MY LUMBERJACK SHORT STORY / A logging world competition
Traditions are part of the culture, and they are always linked to history. As a lover of the traditions and culture of America, I always strive to know the origin of activities, festivals, or places on my road trips. Usually, these traditions develop and rise in small communities and are usually a consequence of their daily activities or lifestyle. This is how history is written every day.
I was recently invited to go to one of the most emblematic, hard, and fun events of this country, part of the logging tradition; The Lumberjack® World Championships held annually on the shores of Lake Hayward in Wisconsin.
Three days of exciting, amazing, and enthusiastic sawing, chopping, speed climbing, log rolling boom-running competition. I was excited and this was a great time to wear my Yellowstone Leather Jacket!
The first Lumberjack® World Championships (LWC) was held in Hayward, WI, back in 1960 in a pond located on the shores of Lake Hayward, however, the competitions between lumberjacks began in 1890.
Hayward, WI, was a historical theme park that commemorated the heritage of the region's fur trade, Native American culture, and logging industry. While Historyland no longer stands, the Lumberjack World Championships have stood strong for over 60 years. At its beginning, the Lumberjack Bowl was once a holding pond for log drives down the Namekagon River and while timber sports were born over a century ago, the sport continues to grow in worldwide popularity today.

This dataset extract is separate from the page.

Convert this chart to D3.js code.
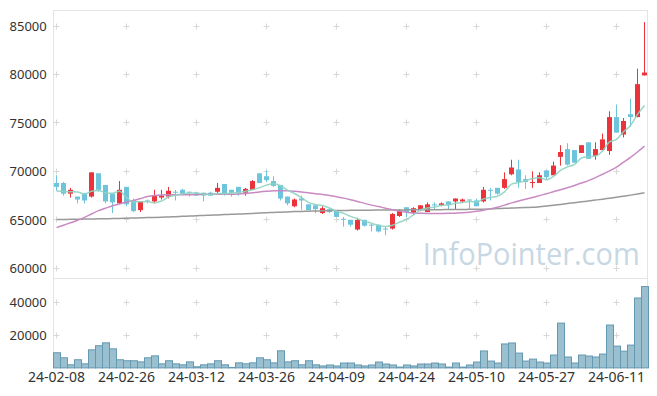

Logging has been a key part of American history and is deeply linked to the growth of this country since the 1600s generating a whole culture and a way of living. There is possibly no American who hasn't heard of America's most beloved and heroic lumberjack; Paul Bunyan, and his blue ox called Babe. Bunyan is a character that was created by American journalist James Mac Gillivray and represents and honors the hard work of the people that gave life to the logging industry for many centuries. The character has been a fundamental part of American Folklore for many years.
The logging industry has been a vital element for survival, such as building houses, keeping warm, and represents livelihoods for carpenters, builders, furniture manufacturers, and countless others linked to this industry.
Logging emerged when the first settlers began arriving in Jamestown in 1607 and has formed a booming economic structure ever since. Logging became incredibly important when the need to build houses and ships became more prevalent. In fact, in the 1790s, New England was exporting 36 million board feet of pine and at least 300 ship masts per year.
The lumber industry was so large and in demand that the New England area regularly shipped lumber and products elsewhere, and with the start of the Industrial Revolution, the demand for lumber in general skyrocketed. During the 1830s, Bangor, Maine became the world's largest lumber shipping port in the United States.
What started as a small event has grown into the premier and most respected wood sport and competition in the world. Each year, over a hundred competitors from around the world will compete in Wood Sports disciplines ranging from sawing and chipping to speed climbing, log rolling, boom-running & more. Every year, some 12,000 spectators flock to the LWC to witness not only the fierce competition at the Lumberjack Bowl but to experience the celebration of lumber sports, gastronomy, and a music festival.
Today, the sound of falling wood still resonates in the Northwoods of Wisconsin, however, the sounds of today are very different from those of yesteryear. The rattle of yoke chains on yokes of oxen and the rhythmic back and forth of a six-foot saw has been replaced by the roar of powerful skidders and the high-pitched whine of chainsaws. Now more than ever, this industry faces the great challenge of surviving in a controlled, sustainable, and environmentally responsible way.
Paying homage to the past, the Lumberjack World Championships continues to celebrate the skills of the best lumberjacks and lumberjills, their speed, balance, light-footedness, strength, focus, and amazing woodworking skills.